# Objective:
Retype verbatim only the lines below, starting at the one that contains "Emit a Python" and ending at the one that contains "import plotly.graph_objects as go". Pictures are excluded from the copy.

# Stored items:
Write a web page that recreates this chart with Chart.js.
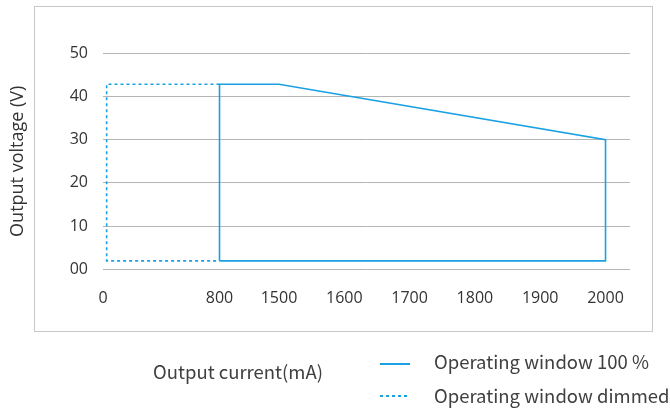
<!DOCTYPE html>
<html lang="en">
<head>
    <meta charset="UTF-8">
    <title>Operating window</title>
    <script src="https://cdn.jsdelivr.net/npm/chart.js@4/dist/chart.umd.min.js"></script>
    <style>
        body { margin: 0; width: 670px; height: 412px; background: #fff; position: relative; overflow: hidden; }
        #frame { position: absolute; left: 34px; top: 6px; width: 617px; height: 324px; border: 1px solid #c8c8c8; }
        #wrap { position: absolute; left: 0; top: 0; width: 670px; height: 412px; }
        .txt { position: absolute; font-family: "Noto Sans CJK SC", sans-serif; font-size: 18.5px; color: #404040; white-space: nowrap; line-height: 22px; }
        .key { position: absolute; width: 30px; height: 1.5px; }
        .solid { background: #1aa1e3; }
        .dotted { background: repeating-linear-gradient(to right, #1aa1e3 0 3px, transparent 3px 6px); }
    </style>
</head>
<body>
    <div id="frame"></div>
    <div id="wrap"><canvas id="chart"></canvas></div>
    <div class="txt" style="left:153px; top:360px;">Output current(mA)</div>
    <div class="key solid" style="left:380px; top:363px;"></div>
    <div class="txt" style="left:434px; top:350px;">Operating window 100 %</div>
    <div class="key dotted" style="left:380px; top:395px;"></div>
    <div class="txt" style="left:434px; top:384px;">Operating window dimmed</div>

    <script>
        // tick labels on the current axis (not evenly spaced in the original)
        const currentTicks = [0, 800, 1500, 1600, 1700, 1800, 1900, 2000];
        const voltageTicks = [0, 10, 20, 30, 40, 50];

        // 100 % window outline
        const fullCurrent = [800, 800, 1500, 2000, 2000, 800];
        const fullVoltage = [2, 42.8, 42.8, 30, 2, 2];

        // dimmed window outline
        const dimCurrent = [800, 25, 25, 800];
        const dimVoltage = [42.8, 42.8, 2, 2];

        // the axis of the original is stretched piecewise: map mA to axis units
        const axisStops = [0, 1.784, 2.695, 3.695, 4.695, 5.695, 6.695, 7.695];
        const axisMax = 8.07;

        function warp(mA) {
            for (let i = 1; i < currentTicks.length; i++) {
                if (mA <= currentTicks[i]) {
                    const t = (mA - currentTicks[i - 1]) / (currentTicks[i] - currentTicks[i - 1]);
                    return axisStops[i - 1] + t * (axisStops[i] - axisStops[i - 1]);
                }
            }
            return axisStops[axisStops.length - 1];
        }

        function toPoints(xs, ys) {
            return xs.map((x, i) => ({ x: warp(x), y: ys[i] }));
        }

        const blue = '#1aa1e3';
        const tickFont = { family: '"Open Sans", sans-serif', size: 16 };

        new Chart(document.getElementById('chart'), {
            type: 'line',
            data: {
                datasets: [{
                    label: 'Operating window dimmed',
                    data: toPoints(dimCurrent, dimVoltage),
                    borderColor: blue,
                    borderWidth: 1.6,
                    borderDash: [3, 3],
                    pointRadius: 0,
                    fill: false,
                    order: 2
                }, {
                    label: 'Operating window 100 %',
                    data: toPoints(fullCurrent, fullVoltage),
                    borderColor: blue,
                    borderWidth: 1.6,
                    pointRadius: 0,
                    fill: false,
                    order: 1
                }]
            },
            options: {
                responsive: true,
                maintainAspectRatio: false,
                animation: false,
                layout: { padding: { left: 7, top: 53, right: 40, bottom: 0 } },
                plugins: { legend: { display: false }, tooltip: { enabled: false } },
                scales: {
                    x: {
                        type: 'linear',
                        min: 0,
                        max: axisMax,
                        afterBuildTicks: axis => {
                            axis.ticks = axisStops.map(v => ({ value: v }));
                        },
                        afterFit: axis => { axis.height = 142.5; },
                        ticks: {
                            autoSkip: false,
                            maxRotation: 0,
                            padding: 11,
                            color: '#333',
                            font: tickFont,
                            callback: (v, i) => String(currentTicks[i])
                        },
                        grid: { display: false },
                        border: { display: false }
                    },
                    y: {
                        min: 0,
                        max: 50,
                        afterBuildTicks: axis => {
                            axis.ticks = voltageTicks.map(v => ({ value: v }));
                        },
                        afterFit: axis => { axis.width = 96; },
                        ticks: {
                            padding: 15,
                            color: '#333',
                            font: tickFont,
                            callback: v => v === 0 ? '00' : String(v)
                        },
                        grid: { color: '#b4b4b4', lineWidth: 1, drawTicks: false },
                        border: { display: false },
                        title: {
                            display: true,
                            text: 'Output voltage (V)',
                            color: '#333',
                            font: { family: '"Open Sans", sans-serif', size: 18 },
                            padding: { top: 0, bottom: 0 }
                        }
                    }
                }
            }
        });
    </script>
</body>
</html>
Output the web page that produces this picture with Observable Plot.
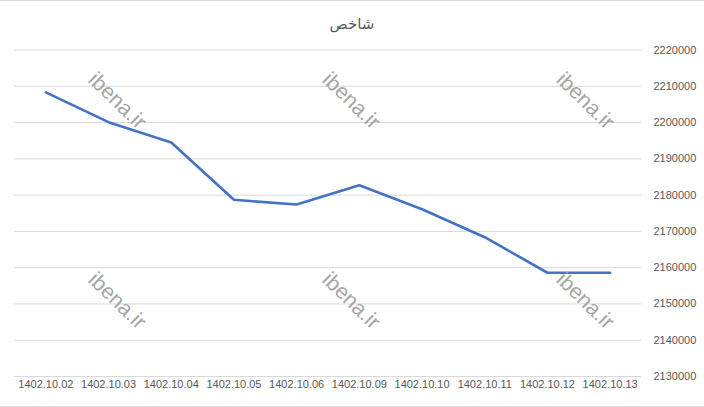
<!DOCTYPE html>
<html>
<head>
<meta charset="utf-8">
<script src="https://cdn.jsdelivr.net/npm/d3@7"></script>
<script src="https://cdn.jsdelivr.net/npm/@observablehq/plot@0.6"></script>
<style>
  html, body { margin: 0; padding: 0; background: #fff; }
  #chart { position: relative; width: 704px; height: 407px; overflow: hidden; background: #fff;
           border-top: 1px solid #d9d9d9; border-bottom: 1px solid #d9d9d9; box-sizing: border-box; }
  #title { position: absolute; top: 14px; left: 0; width: 704px; text-align: center;
           font-family: "DejaVu Sans", "Liberation Sans", sans-serif; font-size: 15px; color: #595959; direction: rtl; }
  #plot { position: absolute; top: 35px; left: 0; }
  .wm { position: absolute; font-family: "Liberation Sans", Arial, sans-serif; font-size: 21.5px; color: #a6a6a6;
        transform: translate(-50%, -50%) rotate(44deg); white-space: nowrap; pointer-events: none; }
</style>
</head>
<body>
<div id="chart">
  <div id="title">شاخص</div>
  <div id="plot"></div>
</div>
<script>
const dates = ["1402.10.02","1402.10.03","1402.10.04","1402.10.05","1402.10.06","1402.10.09","1402.10.10","1402.10.11","1402.10.12","1402.10.13"];
const values = [2208300, 2200100, 2194500, 2178700, 2177400, 2182700, 2176100, 2168400, 2158600, 2158600];
const yTicks = [2130000,2140000,2150000,2160000,2170000,2180000,2190000,2200000,2210000,2220000];
const watermarkText = "ibena.ir";

const data = dates.map((d, i) => ({date: d, value: values[i]}));

const chart = Plot.plot({
  width: 704,
  height: 372,
  marginTop: 13.5,
  marginBottom: 32,
  marginLeft: 14,
  marginRight: 63,
  style: {fontFamily: "'Liberation Sans', Arial, sans-serif", fontSize: "11px", color: "#595959", background: "transparent"},
  x: {type: "point", domain: dates, padding: 0.5, round: false, label: null},
  y: {domain: [2130000, 2220000], label: null},
  marks: [
    Plot.gridY(yTicks, {stroke: "#d9d9d9", strokeOpacity: 1, strokeWidth: 1}),
    Plot.axisY(yTicks, {anchor: "right", tickSize: 0, tickPadding: 12, textAnchor: "start", tickFormat: d3.format("d"), fill: "#595959", label: null}),
    Plot.axisX({tickSize: 0, tickPadding: 4, fill: "#595959", label: null}),
    Plot.line(data, {x: "date", y: "value", stroke: "#4472C4", strokeWidth: 2.6, strokeLinejoin: "round", strokeLinecap: "round"})
  ]
});
document.getElementById("plot").appendChild(chart);

const wmPos = [[117,100],[351,100],[585,100],[117,300],[351,300],[585,300]];
const host = document.getElementById("chart");
for (const [x, y] of wmPos) {
  const el = document.createElement("div");
  el.className = "wm";
  el.textContent = watermarkText;
  el.style.left = x + "px";
  el.style.top = y + "px";
  host.appendChild(el);
}
</script>
</body>
</html>
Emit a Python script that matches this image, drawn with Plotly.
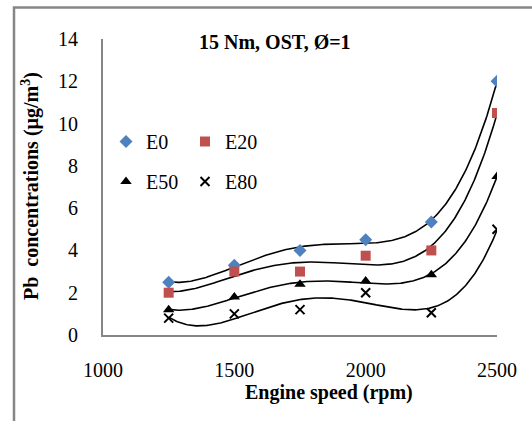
import numpy as np
import plotly.graph_objects as go

# Engine speed (rpm) and Pb concentrations (µg/m³) per fuel blend
speed = [1250, 1500, 1750, 2000, 2250, 2500]
e0 = [2.5, 3.3, 4.0, 4.5, 5.35, 12.0]
e20 = [2.0, 3.0, 3.0, 3.75, 4.0, 10.5]
e50 = [1.2, 1.8, 2.4, 2.55, 2.85, 7.5]
e80 = [0.8, 1.0, 1.2, 2.0, 1.05, 5.0]

series = [
    ("E0", e0, dict(symbol="diamond", size=10, color="#4F81BD"), "legend"),
    ("E20", e20, dict(symbol="square", size=10, color="#C0504D"), "legend"),
    ("E50", e50, dict(symbol="triangle-up", size=10, color="#000000"), "legend2"),
    ("E80", e80, dict(symbol="x-thin", size=9, color="#000000",
                      line=dict(width=2, color="#000000")), "legend2"),
]

FONT = "Liberation Serif, Times New Roman, serif"

fig = go.Figure()

# 4th-order polynomial trendlines
xs = np.linspace(speed[0], speed[-1], 300)
for name, vals, mk, lg in series:
    coef = np.polyfit(speed, vals, 4)
    fig.add_trace(go.Scatter(x=xs, y=np.polyval(coef, xs), mode="lines",
                             line=dict(color="black", width=1.6),
                             showlegend=False, hoverinfo="skip"))

for name, vals, mk, lg in series:
    fig.add_trace(go.Scatter(x=speed, y=vals, mode="markers", name=name,
                             marker=mk, legend=lg))

# plot area in pixels: left 103, right 497, top 39, bottom 335
L, R, T, B = 103, 497, 39, 335
W, H = R - L, B - T


def px(x):
    return (x - L) / W


def py(y):
    return (B - y) / H


leg_common = dict(orientation="h", xanchor="left", yanchor="top",
                  font=dict(family=FONT, size=20, color="black"),
                  bgcolor="rgba(0,0,0,0)", entrywidth=34,
                  entrywidthmode="pixels", tracegroupgap=0, itemwidth=30)

fig.update_layout(
    width=532, height=421,
    margin=dict(l=L, r=532 - R, t=T, b=421 - B),
    paper_bgcolor="white", plot_bgcolor="white",
    font=dict(family=FONT, size=20, color="black"),
    legend=dict(x=px(106), y=py(122), **leg_common),
    legend2=dict(x=px(106), y=py(162), **leg_common),
    xaxis=dict(range=[1000, 2500], tick0=1000, dtick=500, showgrid=False,
               zeroline=False, showline=True, linecolor="#868686", linewidth=2,
               ticks="outside", ticklen=16, tickcolor="rgba(0,0,0,0)",
               tickfont=dict(family=FONT, size=20, color="black")),
    yaxis=dict(range=[0, 14], tick0=0, dtick=2, showgrid=False,
               zeroline=False, showline=True, linecolor="#868686", linewidth=2,
               ticks="outside", ticklen=19, tickcolor="rgba(0,0,0,0)",
               tickfont=dict(family=FONT, size=20, color="black")),
    shapes=[dict(type="rect", xref="paper", yref="paper",
                 x0=px(14), x1=px(545), y0=py(440), y1=py(7.5),
                 line=dict(color="#868686", width=2.5), layer="below")],
    annotations=[
        dict(text="<b>15 Nm, OST, Ø=1</b>", xref="paper", yref="paper",
             x=px(275), y=py(42), xanchor="center", yanchor="middle",
             showarrow=False, font=dict(family=FONT, size=20, color="black")),
        dict(text="<b>Engine speed (rpm)</b>", xref="paper", yref="paper",
             x=px(329), y=py(392), xanchor="center", yanchor="middle",
             showarrow=False, font=dict(family=FONT, size=20, color="black")),
        dict(text="<b>Pb  concentrations (µg/m<sup>3</sup>)</b>",
             xref="paper", yref="paper", x=px(30), y=py(186),
             xanchor="center", yanchor="middle", textangle=-90,
             showarrow=False, font=dict(family=FONT, size=20, color="black")),
    ],
)

fig.write_html("out.html")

# Output of the task:
Emit a Python script that matches this image, drawn with Plotly.
import numpy as np
import plotly.graph_objects as go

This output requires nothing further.